Sur André Gide

Les Amis de Flaubert – Année 1974 – Bulletin n° 45 – Page 39

 

Montherlant, Gide et Flaubert

De la correspondance d’Henry de Montherlant avec le critique de lettres Louis Le Sidaner, parue dans la Revue des Deux Mondes, nous trouvons dans une de ses lettres écrites le 5 avril 1928, près de l’oasis de Netta en Tunisie :

« …Chez Gide, j’estime l’homme et particulièrement son courage ; j’ai beaucoup moins d’estime pour l’artiste et l’écrivain, et je ne comprends pas comment il peut exercer une influence, sauf à un point de vue sexuel tout à fait spécial. L’influence (réelle) exercée par Gide est pour moi un mystère, peut-être me rencontrai-je avec lui ; en tout cas je n’ai pas subi la sienne. Je sais fort bien qui m’a réellement influencé parmi les écrivains des XIXe et XXe siècles : Chateaubriand, Flaubert, Barrès, d’Annunzio. Pour les autres, rencontres… ».

Il semble que Chateaubriand et Flaubert ont représenté pour lui la noblesse du style, Barrès le côté nationaliste, d’Annunzio à la fois condottière dans cer­tains de ses actes et la facilité de ses scènes théâtrales et dramatiques.

 

Les Amis de Flaubert – Année 1974 – Bulletin n° 45 – Page  40

Sur André Gide

Lors d’une excursion à Étretat l’année dernière, nous nous sommes arrêtés au cimetière de Cuverville, dans lequel sont enterrés côte à côte, sous une simple dalle plate, André et Madeleine Gide et à la suite d’autres membres des familles Drouin et Rondeaux. À un kilomètre de là, au-delà de la plaine et des champs cultivés, on aperçoit vaguement à travers la double rangée de hêtres sur le « fossé » élevé qui l’entoure, le château où vécut souvent et longtemps Madeleine Rondeaux et son mari. Elle l’avait hérité de ses parents. On se rappelle qu’André Gide fut longtemps un lecteur passionné de la correspondance de Flaubert.
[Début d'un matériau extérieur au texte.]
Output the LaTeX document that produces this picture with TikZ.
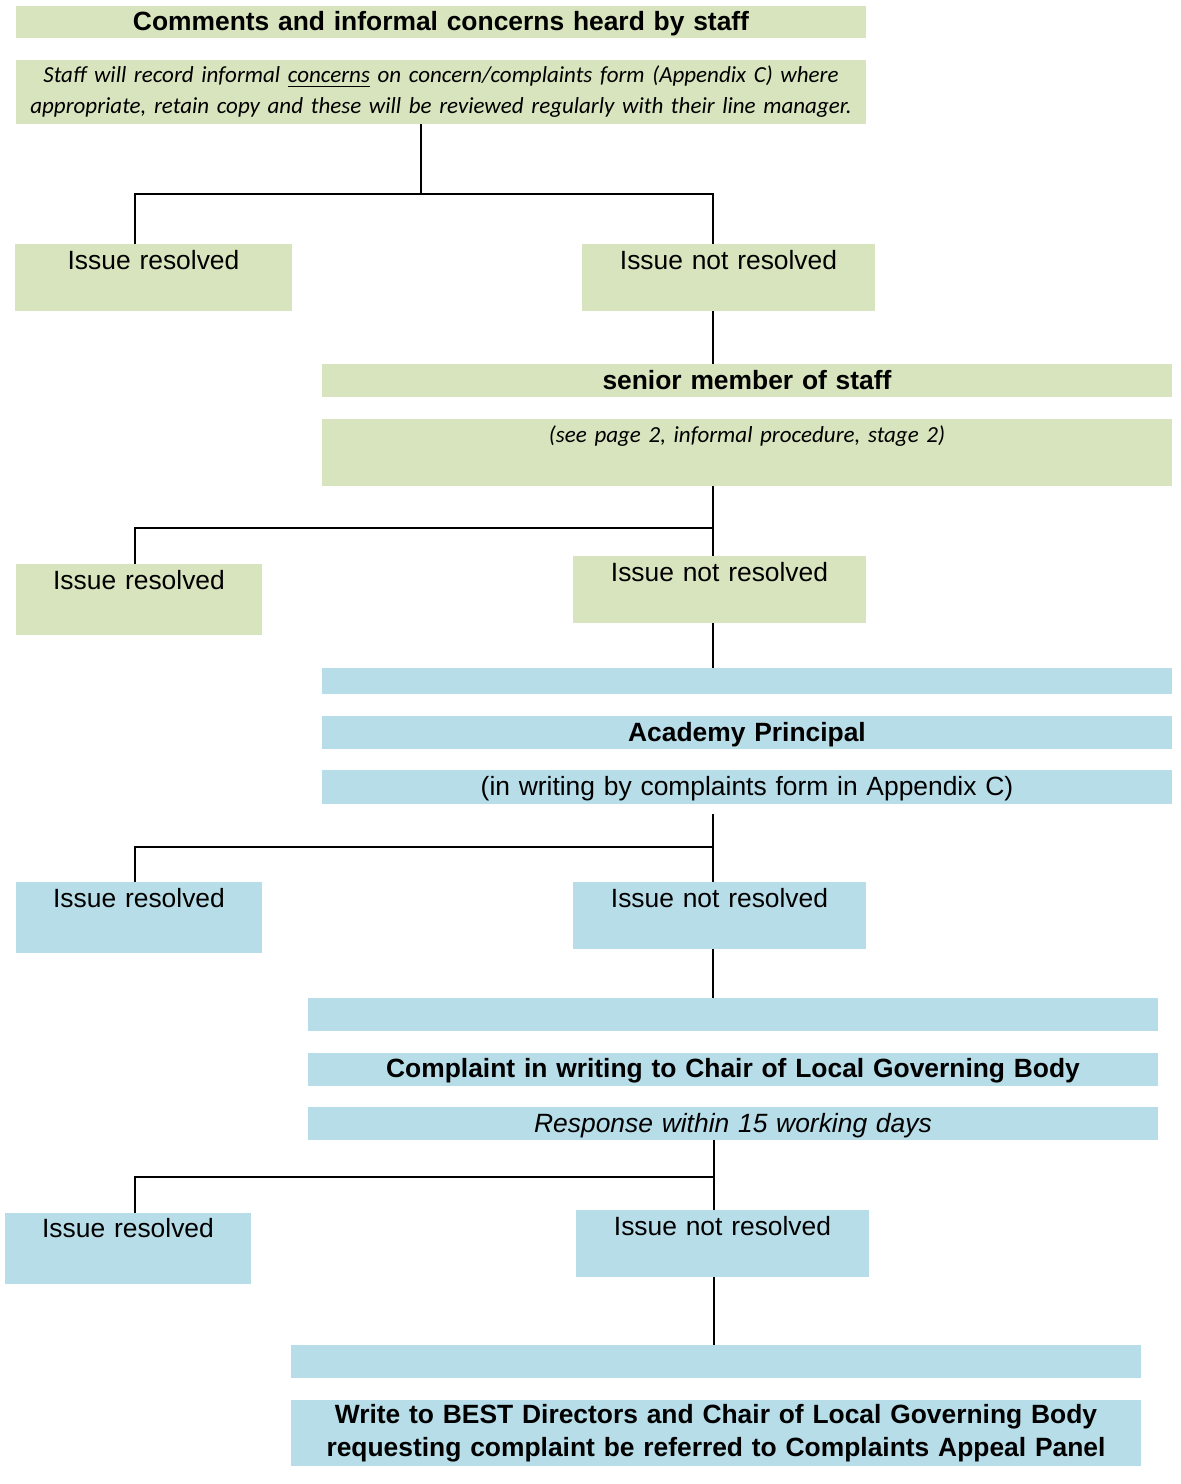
\documentclass[tikz,border=0pt]{standalone}
\usepackage{fontspec}
\setmainfont{Liberation Sans}
\newfontfamily\calibrifont{Carlito}
\definecolor{boxgreen}{RGB}{215,228,189}
\definecolor{boxblue}{RGB}{183,221,232}
\tikzset{%
  every node/.style={inner sep=0pt, outer sep=0pt, anchor=north west, align=center,
    font=\fontsize{13.2pt}{16pt}\selectfont}, % all boxes are placed by their top left corner
  flowbox/.style n args={3}{text width=#1, text height=#2, text depth=#3},
  greenbox/.style={fill=boxgreen},
  bluebox/.style={fill=boxblue},
  notefont/.style={font=\calibrifont\itshape\fontsize{11.5pt}{15.5pt}\selectfont},
  link/.style={draw, line width=1pt}
}

\begin{document}
\begin{tikzpicture}[x=0.5pt, y=-0.5pt]
    \useasboundingbox (0,0) rectangle (1180,1484);

    % informal stage
    \node[greenbox, flowbox={425pt}{12.25pt}{3.75pt}, font=\bfseries\fontsize{13.2pt}{16pt}\selectfont] (title) at (16,6) {Comments and informal concerns heard by staff};
    \node[greenbox, text width=425pt, minimum height=32pt, notefont] (staff) at (16,60)
        {Staff will record informal \underline{concerns} on concern/complaints form (Appendix C) where\\
         appropriate, retain copy and these will be reviewed regularly with their line manager.};
    \node[greenbox, flowbox={138.5pt}{12.75pt}{20.75pt}] (ir1) at (15,244) {Issue resolved};
    \node[greenbox, flowbox={146.5pt}{12.75pt}{20.75pt}] (nr1) at (582,244) {Issue not resolved};

    % senior member of staff
    \node[greenbox, flowbox={425pt}{12.75pt}{3.75pt}, font=\bfseries\fontsize{13.2pt}{16pt}\selectfont] (senior) at (322,364) {senior member of staff};
    \node[greenbox, flowbox={425pt}{11.5pt}{22pt}, notefont] (seepage) at (322,419) {(see page 2, informal procedure, stage 2)};
    \node[greenbox, flowbox={123pt}{12.75pt}{22.75pt}] (ir2) at (16,564) {Issue resolved};
    \node[greenbox, flowbox={146.5pt}{12.75pt}{20.75pt}] (nr2) at (573,556) {Issue not resolved};

    % principal
    \node[bluebox, flowbox={425pt}{13pt}{0pt}] (blank1) at (322,668) {};
    \node[bluebox, flowbox={425pt}{12.75pt}{3.75pt}, font=\bfseries\fontsize{13.2pt}{16pt}\selectfont] (principal) at (322,716) {Academy Principal};
    \node[bluebox, flowbox={425pt}{12.75pt}{4.25pt}] (writing) at (322,770) {(in writing by complaints form in Appendix C)};
    \node[bluebox, flowbox={123pt}{12.75pt}{22.75pt}] (ir3) at (16,882) {Issue resolved};
    \node[bluebox, flowbox={146.5pt}{12.75pt}{20.75pt}] (nr3) at (573,882) {Issue not resolved};

    % chair of governors
    \node[bluebox, flowbox={425pt}{16.5pt}{0pt}] (blank2) at (308,998) {};
    \node[bluebox, flowbox={425pt}{12.25pt}{4.25pt}, font=\bfseries\fontsize{13.2pt}{16pt}\selectfont] (chair) at (308,1053) {Complaint in writing to Chair of Local Governing Body};
    \node[bluebox, flowbox={425pt}{12.75pt}{3.75pt}, font=\itshape\fontsize{13.2pt}{16pt}\selectfont] (response) at (308,1107) {Response within 15 working days};
    \node[bluebox, flowbox={123pt}{12.25pt}{23.25pt}] (ir4) at (5,1213) {Issue resolved};
    \node[bluebox, flowbox={146.5pt}{12.75pt}{20.75pt}] (nr4) at (576,1210) {Issue not resolved};

    % appeal panel
    \node[bluebox, flowbox={425pt}{16.5pt}{0pt}] (blank3) at (291,1345) {};
    \node[bluebox, text width=425pt, minimum height=33pt, font=\bfseries\fontsize{13.2pt}{16.5pt}\selectfont] (best) at (291,1400)
        {Write to BEST Directors and Chair of Local Governing Body\\
         requesting complaint be referred to Complaints Appeal Panel};

    % forks
    \coordinate (f1) at (421,194);
    \coordinate (l1) at (135,194);
    \coordinate (r1) at (713,194);
    \coordinate (l2) at (135,528);
    \coordinate (r2) at (713,528);
    \coordinate (t3) at (713,814);
    \coordinate (l3) at (135,847);
    \coordinate (r3) at (713,847);
    \coordinate (l4) at (135,1177);
    \coordinate (r4) at (714,1177);

    \draw[link] (staff.south -| f1) -- (f1);
    \draw[link] (ir1.north -| l1) -- (l1) -- (r1) -- (nr1.north -| r1);
    \draw[link] (nr1.south -| r1) -- (senior.north -| r1);

    \draw[link] (seepage.south -| r2) -- (nr2.north -| r2);
    \draw[link] (r2) -- (l2) -- (ir2.north -| l2);
    \draw[link] (nr2.south -| r2) -- (blank1.north -| r2);

    \draw[link] (t3) -- (nr3.north -| t3);
    \draw[link] (r3) -- (l3) -- (ir3.north -| l3);
    \draw[link] (nr3.south -| r3) -- (blank2.north -| r3);

    \draw[link] (response.south -| r4) -- (nr4.north -| r4);
    \draw[link] (r4) -- (l4) -- (ir4.north -| l4);
    \draw[link] (nr4.south -| r4) -- (blank3.north -| r4);
\end{tikzpicture}
\end{document}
Il s’est trouvé qu’une personne âgée avait remis à sa nièce, membre de notre société, des souvenirs personnels que nous croyons utiles de faire connaître pour la petite histoire gidienne.

« Employée des P.T.T. à Criquetot-l’Esneval de 1918 à 1920, au début de ma carrière, j’ai eu l’honneur de compter, parmi les usagers de ce bureau, l’écrivain André Gide qui résidait au château de Cuverville-en-Caux avec Madeleine Gide, née Madeleine Rondeaux.

C’était un homme très froid, au regard grave, le visage austère, ne parlant jamais. Vêtu de sombre, une cape noire avec agrafes d’argent, jetée sur les épaules, coiffé d’un chapeau noir à larges bords « genre avant-garde », comme on disait alors.

Il s’absentait fréquemment pour Paris et je crois aussi en 1919-1920 pour des voyages en Italie.

Durant ses séjours à Cuverville, il venait à pied chaque après-midi apporter son courrier au bureau de Criquetot (distant de trois kilomètres).

Madame Gide ne voyageait pas, elle servait de secrétaire à son mari et s’occupait de la gestion du château et du domaine. Elle venait tous les jours au bureau de poste chercher et apporter le courrier, toujours très aimable.

Pendant la guerre de 1914, le château abritait la famille Drouin, sœur de Mme Gide. M. Drouin était mobilisé à Paris. Le fils ainé Dominique était aux armées ; un autre fils et deux filles au château.

Étretat, proche de 9 km, avait beaucoup d’attirance et j’ai su, en dehors de ma profession, leurs excellentes relations avec le peintre Jacques Émile Blanche qui habitait Offranville.

Les châtelains étaient de religion protestante, mais ils gardaient de bons rapports avec le bon curé de Cuverville-en-Caux, l’abbé Heuzé, décédé très âgé et inhumé dans le cimetière près de son église, ainsi qu’avec l’instituteur Auguste Lechevalier, bien coté parmi les pédagogues… »

M. Lechevalier a publié de nombreux livres pour l’enseignement primaire qui ont connu pour leur simplicité et leur sens de pédagogie pratique un long succès dans les départements normands.

Rendons grâce à Mlle Dehodencq, ancienne demoiselle des P.T.T., de nous avoir restitué avec autant de précision, ces souvenirs de plus de cinquante années, dont les acteurs ont pris leurs places dans l’alignement fort modeste des tombes de ce cimetière de village, au bord des champs.